Brute Force Attack
An attack method that systematically tries all possible combinations to crack passwords or encryption
Also known as: Brute Force, Exhaustive Search Attack
Category: Concepts
Tags: security, attacks, passwords, credentials, cybersecurity
Explanation
A brute force attack is a cryptographic attack method that involves systematically checking all possible keys, passwords, or combinations until the correct one is found. This trial-and-error approach guarantees success given enough time and computational resources, but becomes impractical as the complexity of the target increases. The name derives from the method's reliance on raw computational power rather than clever techniques.
Brute force attacks work by iterating through every possible combination of characters, starting from simple patterns and progressively trying more complex ones. Variants include dictionary attacks (using common passwords and words), hybrid attacks (combining dictionary words with numbers and symbols), and reverse brute force (trying one password against many usernames). Modern GPU clusters and specialized hardware can attempt billions of password combinations per second.
Notable examples include the cracking of the DES encryption standard, which demonstrated the need for longer key lengths. The 2012 LinkedIn breach exposed 6.5 million poorly-hashed passwords that were subsequently cracked. The iCloud celebrity photo leak (2014) exploited weak rate limiting, allowing brute force attempts on accounts.

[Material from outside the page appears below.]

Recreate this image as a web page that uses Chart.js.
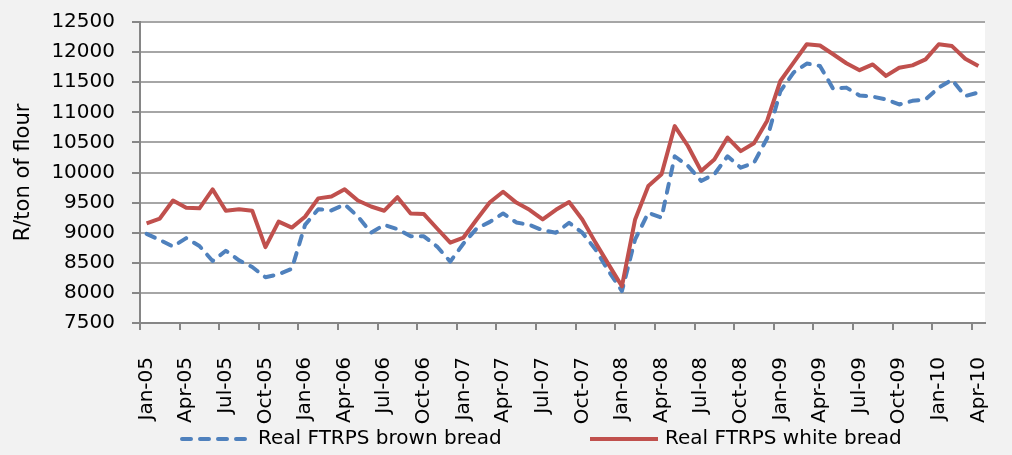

Defenses against brute force attacks include implementing strong password policies (length, complexity), account lockout mechanisms after failed attempts, rate limiting and CAPTCHA systems, multi-factor authentication (MFA), using slow hashing algorithms like bcrypt or Argon2, and monitoring for suspicious login patterns. Password managers help users maintain unique, complex passwords across services, eliminating password reuse vulnerabilities.